Franz Stangl, quien había sido comandante del campo de exterminio de Treblinka, le contó a la periodista Gitta Sereny, tras su captura, que Hudal no solo le entregó papeles falsos sino que también le consiguió alojamiento en Roma mientras esperaba sus documentos.
Otro sacerdote que se hizo famoso por organizar ratlines desde Roma fue el bosnio-croata Krunoslav Draganovic, quien ayudó a escapar a los cabecillas de la organización nacionalista croata Ustacha, aliada del nazismo.
El fundador del movimiento, Ante Pavelić, fue uno de los muchos prófugos que terminaron en Argentina.
En su libro, Uki Goñi detaca el rol que tuvo el cardenal argentino Antonio Caggiano en la llegada de nazis a ese país.
Cuenta que por orden del gobierno de Perón, Caggiano se reunió en 1946 en el Vaticano con su par francés Eugène Tisserant a quien le informó que Argentina estaría dispuesta a recibir a los franceses que colaboraron con el nazismo.
Así, dice Goñi, fue que comenzó el contrabando de criminales de guerra al país sudamericano.
Más allá de la participación de algunos miembros de la Iglesia, lo que se preguntan muchos es cuánto sabía el Papa Pío XII sobre las ratlines.

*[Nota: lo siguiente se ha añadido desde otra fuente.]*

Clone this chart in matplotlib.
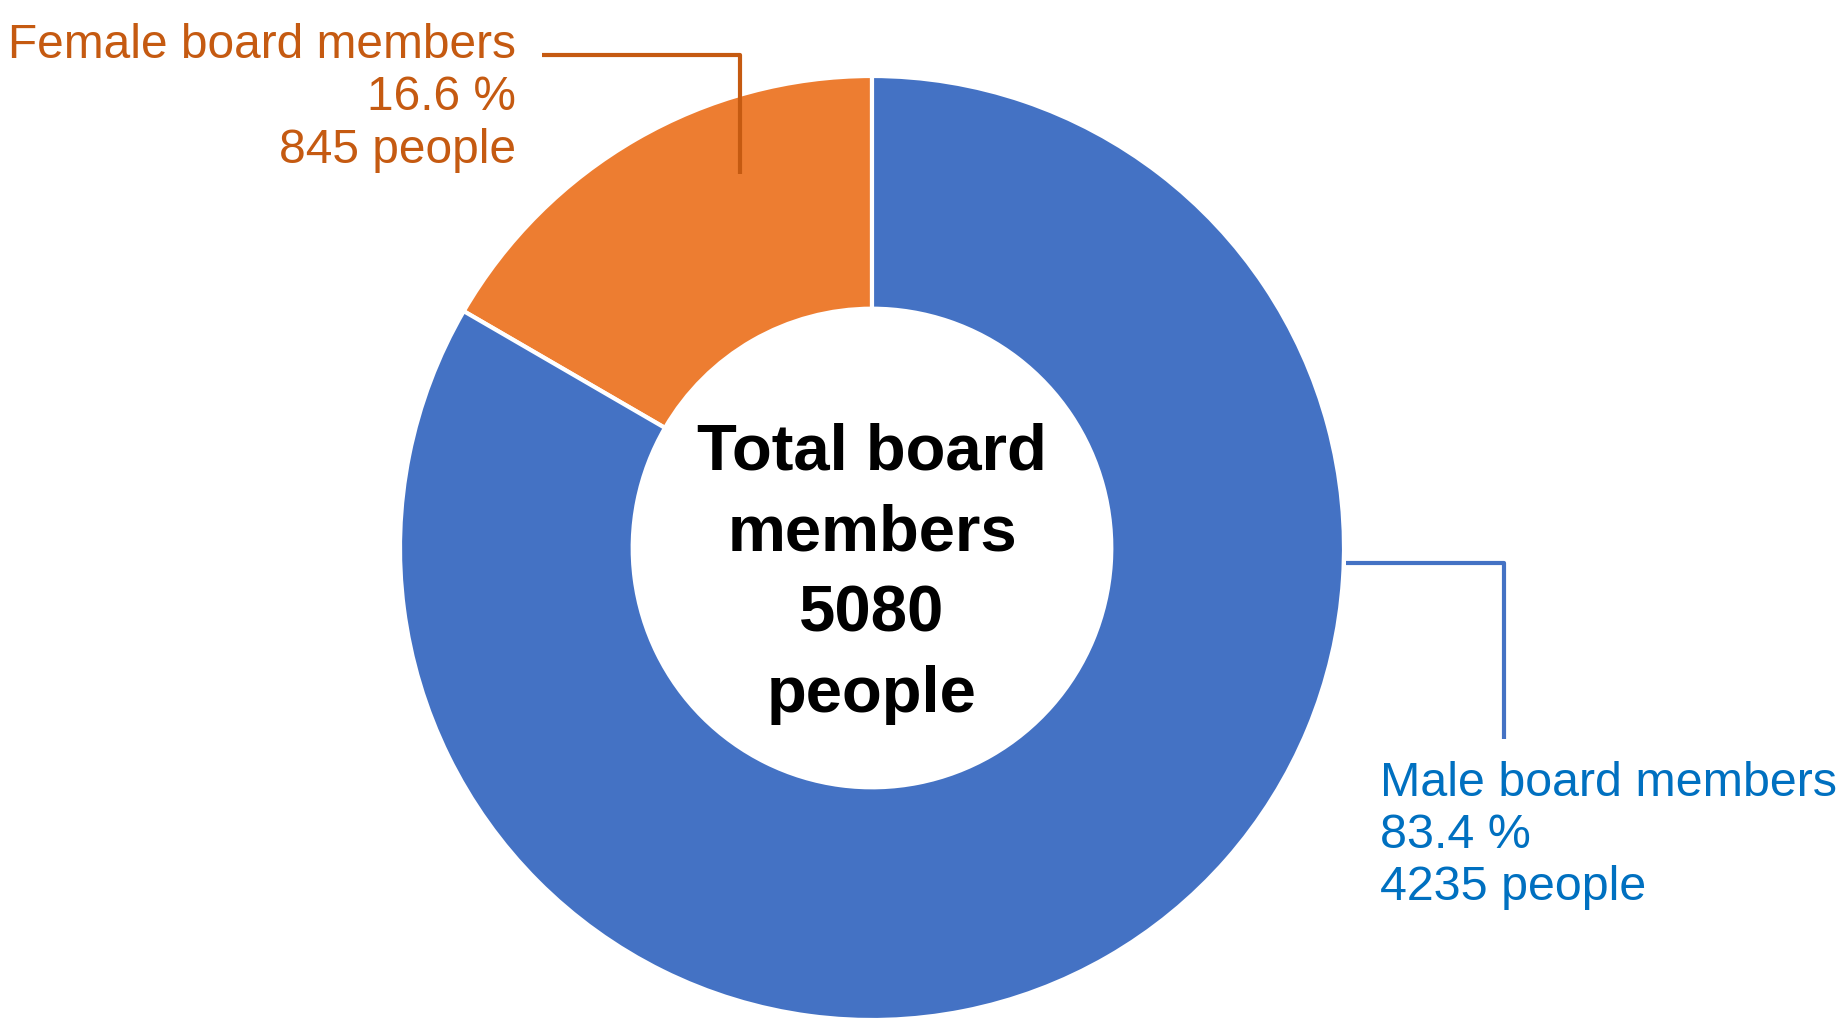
import matplotlib.pyplot as plt

labels = ['Female board members', 'Male board members']
people = [845, 4235]
colors = ['#ED7D31', '#4472C4']
text_colors = ['#C55A11', '#0070C0']

total = sum(people)
shares = [100 * p / total for p in people]

fig = plt.figure(figsize=(18.47, 10.34), dpi=100)
ax = fig.add_axes([0, 0, 1, 1])

# donut, female slice starts at 12 o'clock going counter-clockwise
ax.pie(people, colors=colors, startangle=90, counterclock=True,
       center=(872, 486), radius=472, frame=True,
       wedgeprops=dict(width=472 * 0.493, edgecolor='white', linewidth=3))
ax.set_xlim(0, 1847)
ax.set_ylim(0, 1034)
ax.set_aspect('equal')
ax.axis('off')

ax.text(872, 460, f'Total board\nmembers\n{total}\npeople', ha='center', va='center',
        fontsize=47, fontweight='bold', family='Liberation Sans', linespacing=1.44,
        color='black')

# female label + leader
ax.plot([542, 740, 740], [979, 979, 860], color=text_colors[0], lw=3, solid_capstyle='butt')
ax.text(516, 936, f'{labels[0]}\n{shares[0]:.1f} %\n{people[0]} people',
        ha='right', va='center', multialignment='right', fontsize=34.5,
        family='Liberation Sans', color=text_colors[0], linespacing=1.22)

# male label + leader
ax.plot([1346, 1504, 1504], [471, 471, 295], color=colors[1], lw=3, solid_capstyle='butt')
ax.text(1380, 198, f'{labels[1]}\n{shares[1]:.1f} %\n{people[1]} people',
        ha='left', va='center', multialignment='left', fontsize=34.8,
        family='Liberation Sans', color=text_colors[1], linespacing=1.2)

fig.savefig('out.png', dpi=100)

El Pontífice, quien asumió meses antes de que estallara la Segunda Guerra Mundial, ha sido acusado de hacer la vista gorda ante el asesinato sistemático de judíos, por su silencio durante el Holocausto.
Si bien en 1998 el Vaticano se disculpó públicamente por su inacción durante el régimen nazi, hasta ahora siempre ha defendido el papel de Pío XII.
Pero el verdadero veredicto sobre la responsabilidad del Papa podría llegar pronto.
En marzo pasado, el actual líder de la Iglesia, el papa Francisco, de origen argentino, autorizó que se abran todos los archivos del mandato de Pío XII.
Uno de los que revisará los cientos de miles de documentos será el historiador eclesiástico alemán Hubert Wolf.
Wolf le dijo a la cadena DW que, aunque podría tardar años, finalmente se sabrá si Pío XII “dio instrucciones directas” de ayudar a escapar a los prófugos nazis con el fin de “combatir el peligro comunista”.
O si “el Papa no sabía de la ayuda concreta y algunas personas de su entorno se aprovecharon de eso”.